Une petite dernière pour la route : si votre logement est inoccupé, mais que vous ne voulez pas le louer à cause de tout ce qui précède, dans certaines villes, l’état peut le réquisitionner pour le louer à votre place, ou vous taxer du fait que vous ne le louez pas (en plus de toutes les taxes et impôts existants évidemment). Il peut aussi se faire qu’une personne vienne forcer votre serrure, la change par la suite, se fasse déclarer auprès d’EDF ; après 48h00, vous ne pouvez l’expulser de votre logement que par tout ce qui précède. C’est ce que l’on appelle un squatter ! Un délice !

Je vois l’étonnement dans vos yeux. Pourtant, vous pouvez vérifier : tout ceci est rigoureusement exact. En général, ceux en étant passés par là ne veulent plus jamais entendre parler de location. On se demande pourquoi.

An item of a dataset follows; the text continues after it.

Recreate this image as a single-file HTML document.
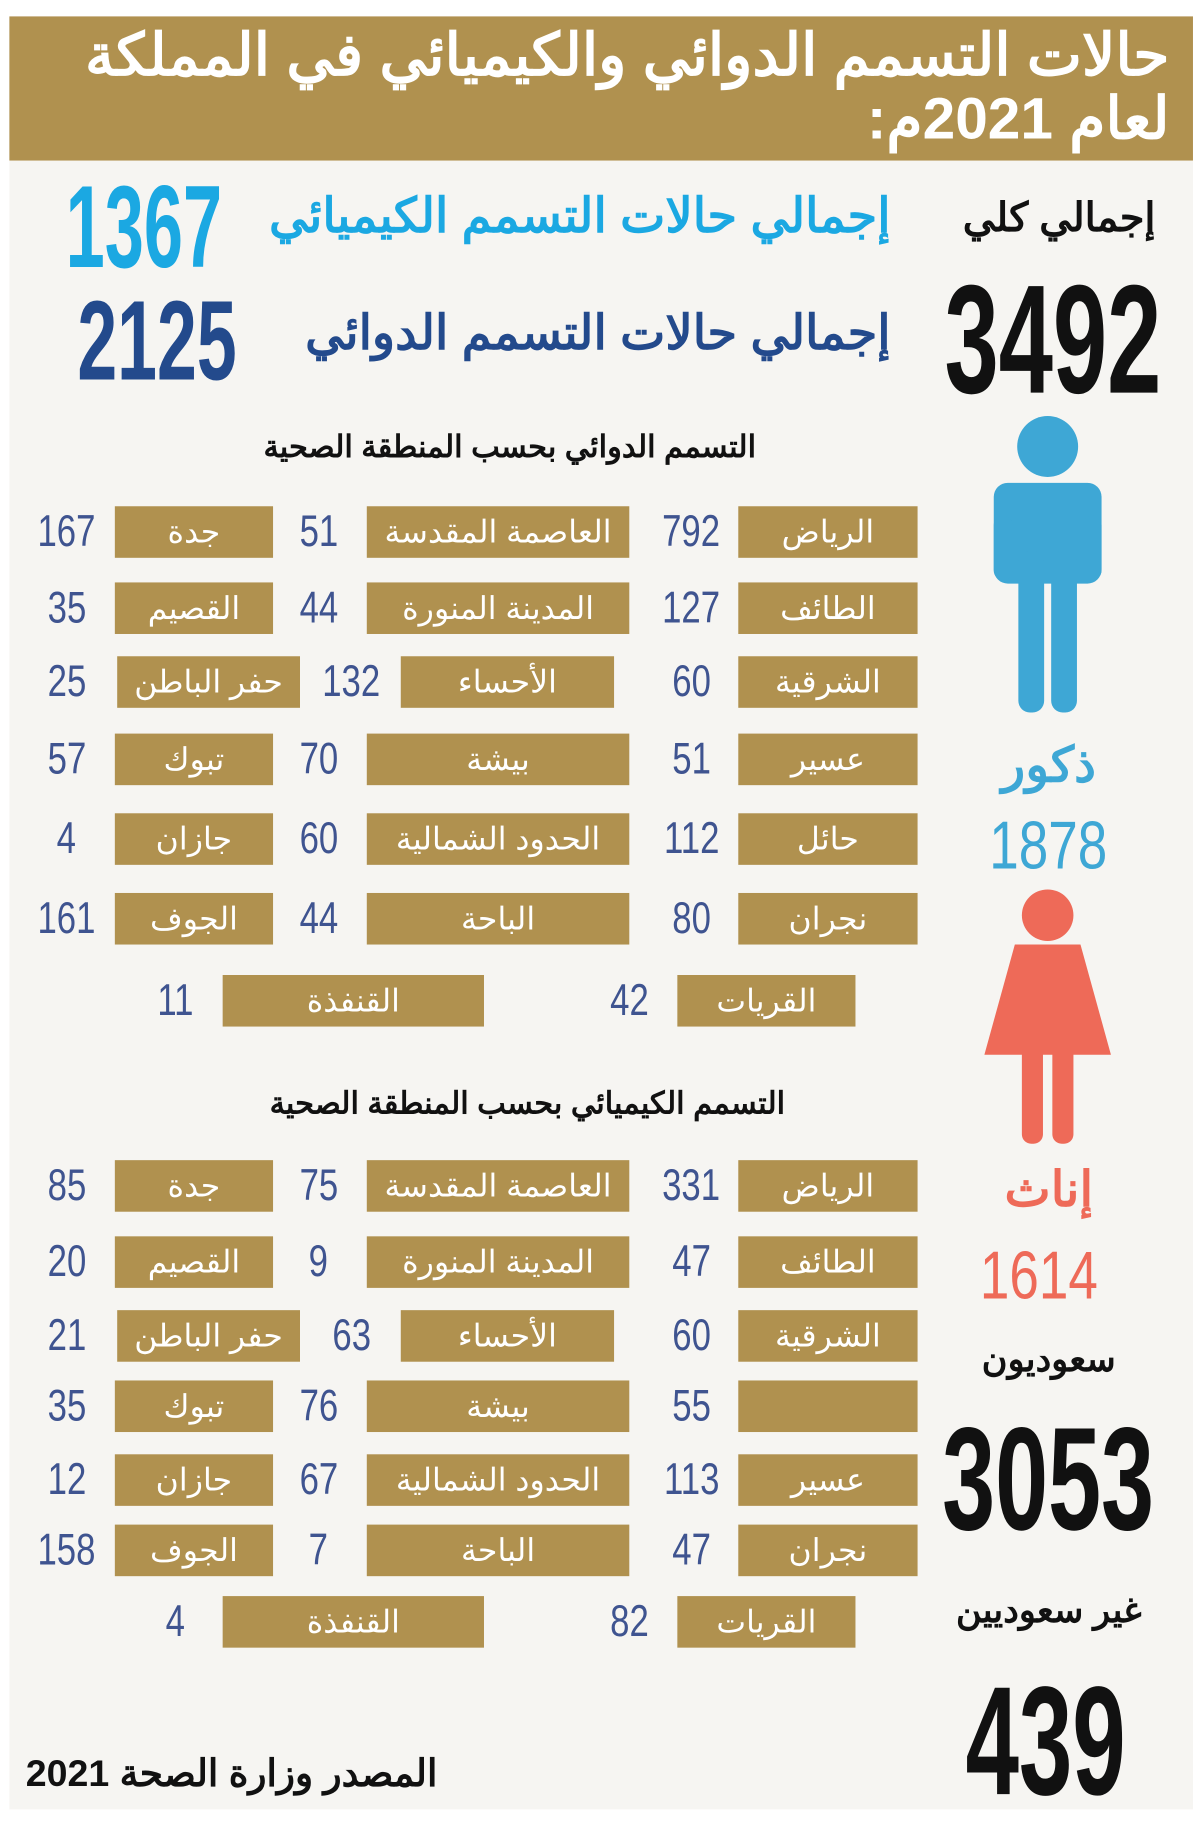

Ne nous trompons pas de combat. D’abord ne croyez pas que la révélation dans ce livre de tout cela puisse aggraver l’existant. Les petites crapules voulant profiter des dysfonctionnements de la loi savent déjà parfaitement tout cela, et en profitent depuis longtemps pour la plupart. L’extraordinaire, véritablement, est qu’il se trouve en fait tant de locataires honorables, alors que manifestement, en la matière comme en tant d’autres, la malhonnêteté paye !

Egalement, ne croyez pas que mon propos soit de jeter dehors tous les pauvres gens incapables de payer un loyer. Bien au contraire. Voir dormir dehors au froid ou non tant de monde me révulse assez pour que je ne le souhaite nullement. J’ai déjà tant de mal à ne pas avoir honte d’être un humain. Par contre, si toutes les personnes DOIVENT bénéficier d’un logement convenable à habiter, leur carence de paiement ou de respect du logement ne doit en aucun cas être mis au déficit d’un propriétaire particulier, ni même d’une institution comme un office HLM par exemple. C’est une sorte de loto à l’envers, où celui ayant tiré le mauvais numéro paye très cher en argent, énervement, énergie, temps passé à se démêler de son horreur. L’état seul doit payer pour les plus démunis, c’est à dire tous les français, et non le pauvre hère du hasard, qu’il soit petit ou gros propriétaire.